Why is hydrated beryllium ion acidic?

Question

The beryllium ion, $\ce{Be^{2+}}$, forms the aquo complex $\ce{[Be(H2O)4]^{2+}}$. According to LibreTexts, this complex is acidic in solution: $$\ce{[Be(H2O)4]^{2+} + H2O -> [Be(H2O)3OH]+ + H3O+}$$

It is not clear to me why it should be acidic. I read here that "the hydrolysis happens because the $\ce{Be−O}$ bond is very strong and so in the hydrated ion this weakens the $\ce{O−H}$ bonds hence there is a tendency to lose protons."

I have two questions:

1. What is meant by a "very strong" $\ce{Be-O}$ bond? Is it stronger than those in other metal aquo complexes? If berylium's tendency to hold on to water ligands is unusually strong, is it due to its small ionic size?
2. Why does a strong $\ce{Be-O}$ make the $\ce{O-H}$ bond weaker? I know that oxygen forms a coordinate bond with metal cation so the electrons in the $\ce{O-H}$ bonds would get shifted towards oxygen. But as far as I can tell this only makes the $\ce{O-H}$ bonds more polar. Why does a polar bond have to be a weaker one?

Answer 1

What is meant by a "very strong" Be−O bond? If berylium's tendency to hold on to water ligands is unusually strong, is it due to its small ionic size?

You got that absolutely right. $\ce{Be\bond{-}O}$ is a strong bond because of the small size of Be. Smaller cation size means a stronger pull on the $\ce{O}$ electrons, thus reducing the bond length and hence increasing the bond strength.

[...]the electrons in the O−H bonds would get shifted towards oxygen.
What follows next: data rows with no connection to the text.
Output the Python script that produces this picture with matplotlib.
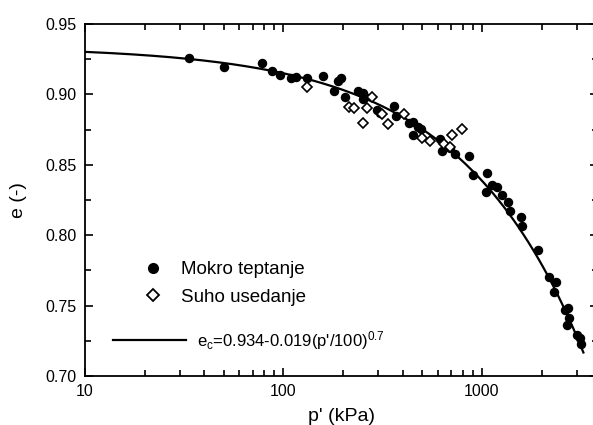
import matplotlib

matplotlib.use("Agg")

import matplotlib.pyplot as plt
import numpy as np
from matplotlib.lines import Line2D
from matplotlib.ticker import FixedLocator, LogLocator, MultipleLocator, NullFormatter

plt.rcParams["font.family"] = ["Liberation Sans", "DejaVu Sans"]
plt.rcParams["mathtext.fontset"] = "custom"
plt.rcParams["mathtext.rm"] = "Liberation Sans"
plt.rcParams["mathtext.default"] = "regular"

# wet tamping (filled dots)
wet_p = [33.5, 50.1, 77.6, 88.0, 96.0, 108.7, 116.3, 130.9, 158.7, 188.8,
         194.2, 180.3, 204.1, 238.2, 252.4, 257.4, 252.4, 294.9, 306.4, 360.5,
         368.9, 430.4, 450.8, 477.7, 447.7, 491.1, 614.4, 626.6, 690.0, 731.1,
         863.0, 904.0, 1056, 1047, 1119, 1186, 1257, 1357, 1384, 1567,
         1603, 1921, 2183, 2360, 2306, 2619, 2721, 2754, 2690, 3000,
         3117, 3153]
wet_e = [0.9255, 0.9197, 0.9221, 0.9163, 0.9138, 0.9119, 0.9126, 0.9119, 0.9129, 0.9095,
         0.9114, 0.9026, 0.8979, 0.9024, 0.9012, 0.8979, 0.8965, 0.8889, 0.8870, 0.8918,
         0.8847, 0.8799, 0.8806, 0.8771, 0.8712, 0.8752, 0.8681, 0.8600, 0.8617, 0.8577,
         0.8563, 0.8428, 0.8440, 0.8309, 0.8357, 0.8344, 0.8286, 0.8238, 0.8172, 0.8131,
         0.8068, 0.7895, 0.7705, 0.7670, 0.7599, 0.7469, 0.7481, 0.7410, 0.7362, 0.7291,
         0.7272, 0.7225]

# dry deposition (open diamonds)
dry_p = [130.9, 214.6, 226.6, 250.6, 264.4, 278.3, 312.4, 338.0, 404.6, 501.4,
         547.1, 643.6, 690.0, 710.3, 790.4]
dry_e = [0.9053, 0.8913, 0.8901, 0.8797, 0.8901, 0.8982, 0.8864, 0.8790, 0.8864, 0.8690,
         0.8669, 0.8648, 0.8623, 0.8712, 0.8751]

# critical state line e_c = 0.934 - 0.019 (p'/100)^0.7
csl_p = np.logspace(1, np.log10(3250), 200)
csl_e = 0.934 - 0.019 * (csl_p / 100) ** 0.7

fig = plt.figure(figsize=(5.93, 4.25), dpi=100)
ax = fig.add_axes([85 / 593, 49 / 425, 513 / 593, 352 / 425])

ax.plot(csl_p, csl_e, color="black", linewidth=1.6, zorder=2)
ax.plot(wet_p, wet_e, "o", color="black", markersize=5.8, zorder=3)
ax.plot(dry_p, dry_e, "D", markerfacecolor="white", markeredgecolor="black",
        markersize=5.2, markeredgewidth=1.2, zorder=4)

ax.set_xscale("log")
ax.set_xlim(10, 3850)
ax.set_ylim(0.70, 0.95)
ax.xaxis.set_major_locator(FixedLocator([10, 100, 1000]))
ax.xaxis.set_major_formatter(plt.FuncFormatter(lambda v, _: f"{v:.0f}"))
ax.xaxis.set_minor_locator(LogLocator(base=10, subs=np.arange(2, 10)))
ax.xaxis.set_minor_formatter(NullFormatter())
ax.yaxis.set_major_locator(MultipleLocator(0.05))
ax.yaxis.set_minor_locator(MultipleLocator(0.025))
ax.yaxis.set_major_formatter(plt.FuncFormatter(lambda v, _: f"{v:.2f}"))

ax.tick_params(which="both", direction="in", top=True, right=True, width=1.2,
               labelsize=11.5, pad=6)
ax.tick_params(which="major", length=6)
ax.tick_params(which="minor", length=4)
for spine in ax.spines.values():
    spine.set_linewidth(1.3)

ax.set_xlabel("p' (kPa)", fontsize=14, labelpad=6)
ax.set_ylabel("e (-)", fontsize=14, labelpad=13)

marker_handles = [
    Line2D([], [], linestyle="none", marker="o", color="black", markersize=7),
    Line2D([], [], linestyle="none", marker="D", markerfacecolor="white",
           markeredgecolor="black", markersize=6.5, markeredgewidth=1.3),
]
leg1 = ax.legend(marker_handles, ["Mokro teptanje", "Suho usedanje"],
                 loc="center left", bbox_to_anchor=(0.114, 0.263), frameon=False,
                 fontsize=13.5, handlelength=1.0, handletextpad=1.0,
                 labelspacing=0.55, borderpad=0, borderaxespad=0)
ax.add_artist(leg1)

line_handle = [Line2D([], [], color="black", linewidth=1.6)]
ax.legend(line_handle, [r"e$_{c}$=0.934-0.019(p'/100)$^{0.7}$"],
          loc="center left", bbox_to_anchor=(0.054, 0.102), frameon=False,
          fontsize=12, handlelength=4.4, handletextpad=0.65,
          borderpad=0, borderaxespad=0)

fig.savefig("out.png", dpi=100)
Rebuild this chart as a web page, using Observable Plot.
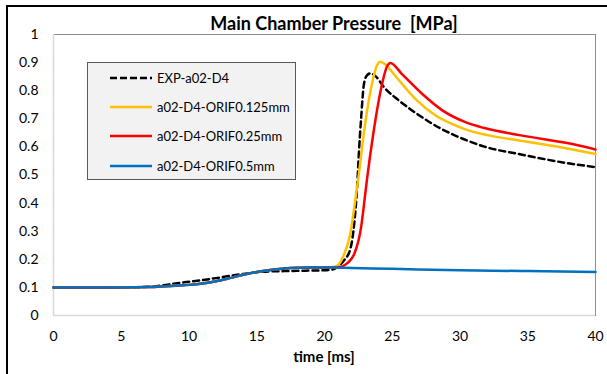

But as far as I can tell this only makes the $\ce{O\bond{−}H}$ bonds more polar.

You struck at the right point. Let's look at the original question. I'm sure you must know that a stronger acid has a higher tendency to release $\ce{H+}$ ions. This means that the electron pair should be drawn away from $\ce{H}$ atom in the $\ce{O\bond{−}H}$ bond. Thus, a polarized bond makes it easier for the H+ ion to 'escape' from the molecule.

Why does a polar bond have to be a weaker one?

It is not appropriate to answer this question in definitive terms. The strength of a bond is defined by its bond length, not its polarity. To address the confusion you're having, look back at the context of the question. $$\ce{[Be(H2O)4]^{2+} + H2O -> [Be(H2O)3OH]+ + H3O+}$$ We're talking about a compound with polar O-H bonds dissolved in water. Water has a high dielectric constant, and can easily break ionic/polar bonds since it liberates a high amount of solvation energy. This is because of its high dielectric constant.

So, are polar bonds weaker than non-polar bonds in water? Sure, I can see your line of thinking. But, always remember that ionic bonds can easily be broken by water, but that doesn't mean that ionic bonds are weaker than non-polar bonds.